Zîrâ bu hâl, “halvet der encümen”, yâni halkın içinde iken bile Hak ile beraber olup, yalnız O’nunla kalabilmek ve kesrette vahdet hâlini yaşayabilmektir.

Muhammed Pârisâ hazretleri Hicaz’a vardığında da Kâbe’nin örtüsüne sarılmış, içli içli ağlayan aksakallı bir ihtiyarla karşılaşır. Önce ihtiyarın, yana yakıla Cenâb-ı Hakk’a yalvarmasına ve dış görünüşüne bakarak:

“Keşke ben de böyle ağlayarak Hakk’a ilticâ edebilsem.” der ve adamın hâline gıpta eder.

Sonra onun da kalbine nazar edince hisseder ki, bütün duâ ve ağlamaları, fânî bir dünyâlık talebi içindir. Bunun üzerine rakîk kalbi, mahzûn olur.”

HAYATIN İÇİNDE DİNDARLIK

Mânevî anlamda terakkî etmek ve kulluğumuzu nitelikli bir kıvamda sürdürebilmek için ruhbanlığa ve inzivaya gerek yoktur. Dünyadan el-etek çekmek, halkla münasebetlerini tümüyle koparmak, dîni ve dindarlığı yanlış değerlendirmektir. Önemli olan hayatın içinde Allah ile beraber olabilecek bir gönle sahip olmaktır. Rabbimiz şöyle buyurur:

Öyle erler vardır ki, onları, ne ticaret ne de alış-veriş Allah’ı anmaktan, namaz kılmaktan ve zekât vermekten alıkoymaz.
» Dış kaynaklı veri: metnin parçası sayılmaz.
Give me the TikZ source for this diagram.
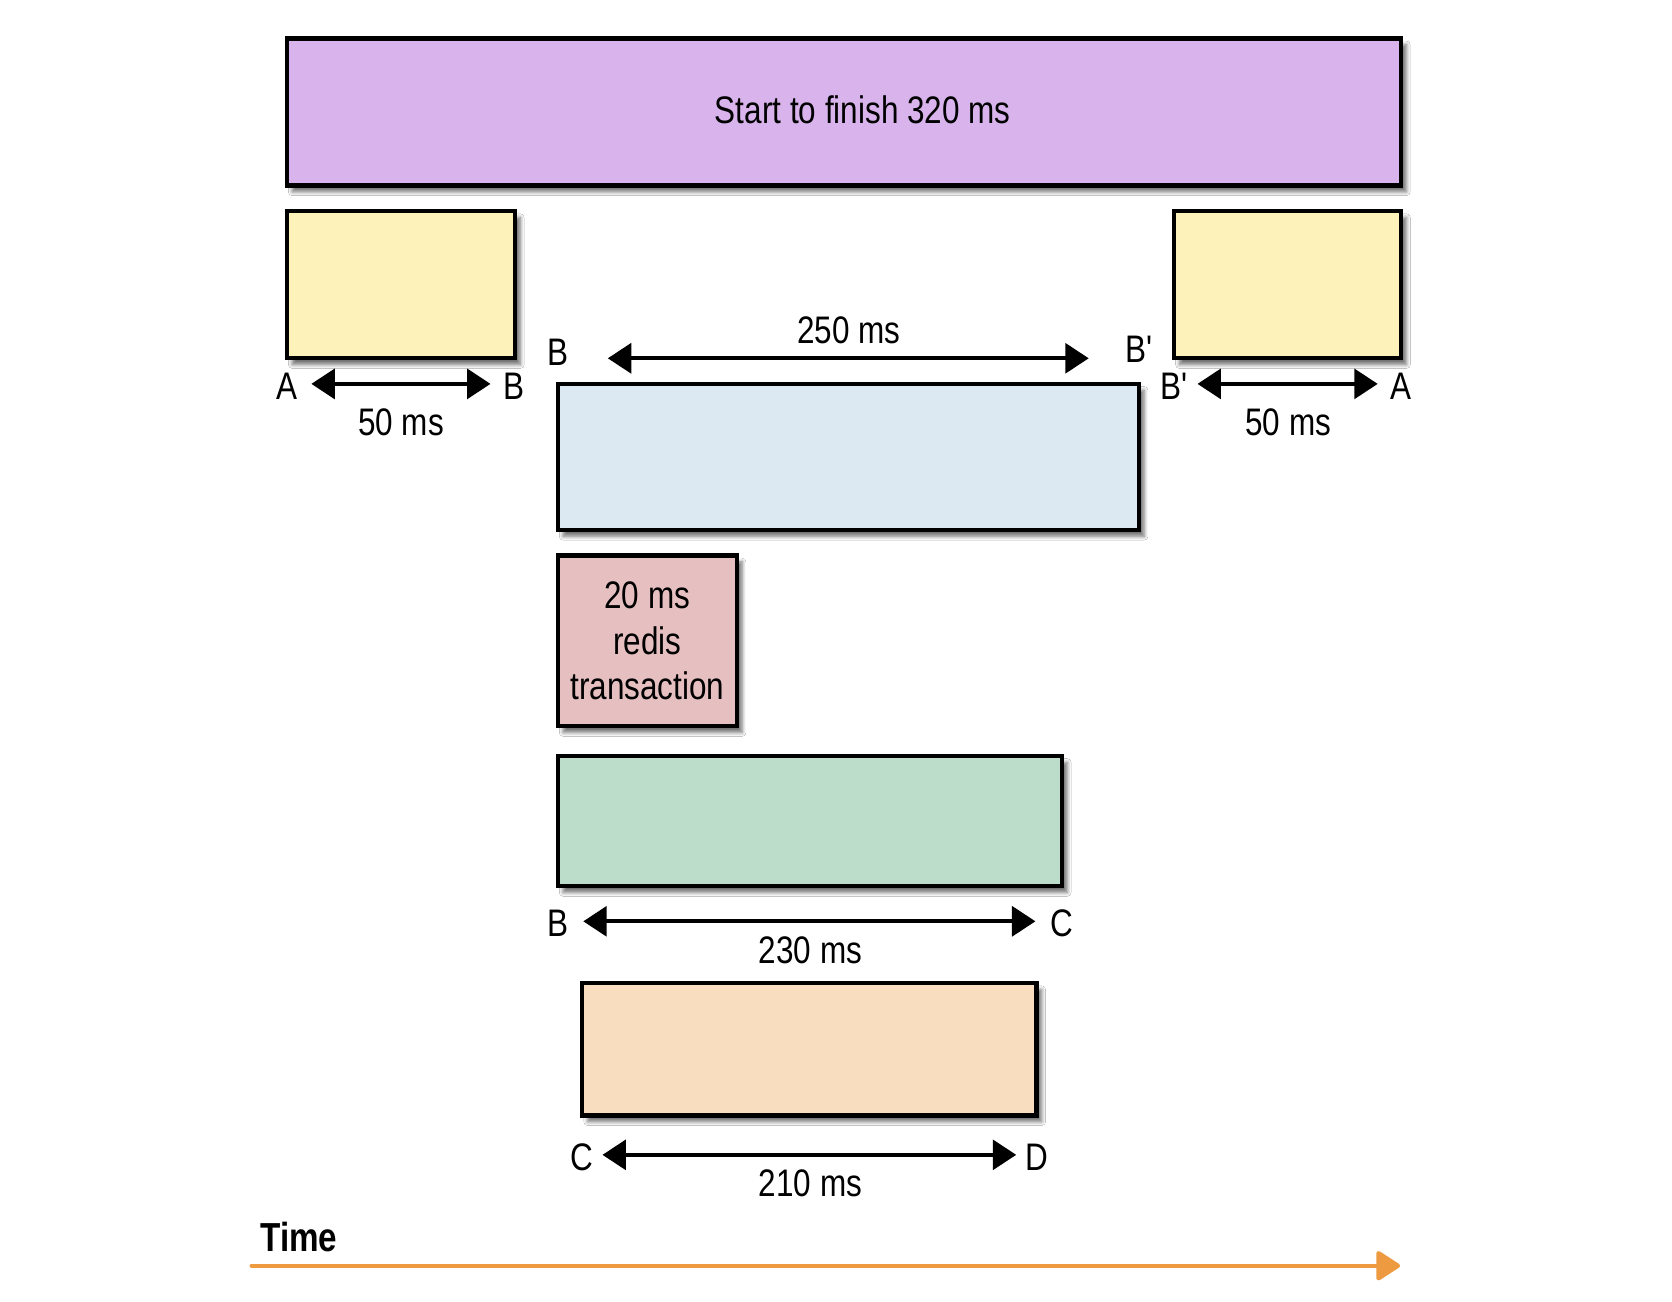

Onlar, kalplerin ve gözlerin allak bullak olduğu bir günden korkarlar.” (Nûr 24/37.)

Dış görünüş, her şey değildir. Bu bakımdan insanları değerlendirirken sadece bu yönleriyle dikkate almak, kişiyi yanlış ve haksız sonuçlara götürebilecektir. Nitekim bu hususta Allah Resûlü (sallallâhu aleyhi ve sellem) şöyle buyurur:

Size cennetlikleri bildireyim mi? Onlar hem zayıf oldukları hem de halk tarafından zayıf görüldükleri için kimsenin önemsemediği ve fakat şöyle olacak diye yemin etseler, isteklerini Allah’ın gerçekleştireceği kimselerdir. Size cehennemliklerin kimler olduğunu söyleyeyim mi? Katı kalbli, kaba, cimri ve kurularak yürüyen kibirli kimselerdir.”[1]

İnsanlar hakkında hüküm vermek ya da değerlendirmede bulunmak gerektiğinde, rüya, müşâhede, murâkabe ya da hissiyatla değil, ortaya çıkan davranışlarına göre hüküm vermek durumundayız. Onların iç hallerini ise Allah’a havale ederiz. Ancak ferdî mânâda böyle hissiyata sahip olan kimse, sadece kendini bağlayacak şekilde o hissiyatı ile amel edebilir; fakat bunu başkalarıyla paylaşarak, onların da öyle değerlendirmesini kendilerinden isteyemez. İslâmî edeb ve ölçü budur. Nitekim Allah Resûlü (sallallâhu aleyhi ve sellem) münafıkları bildiği halde, kendilerine Müslüman muamelesi yapmış ve ashabından da öyle davranmalarını talep etmiştir.

[1] Buhârî, “Eymân”, 9, Tefsîru sûre (68), 1, “Edeb”, 61; Müslim, “Cennet”, 47.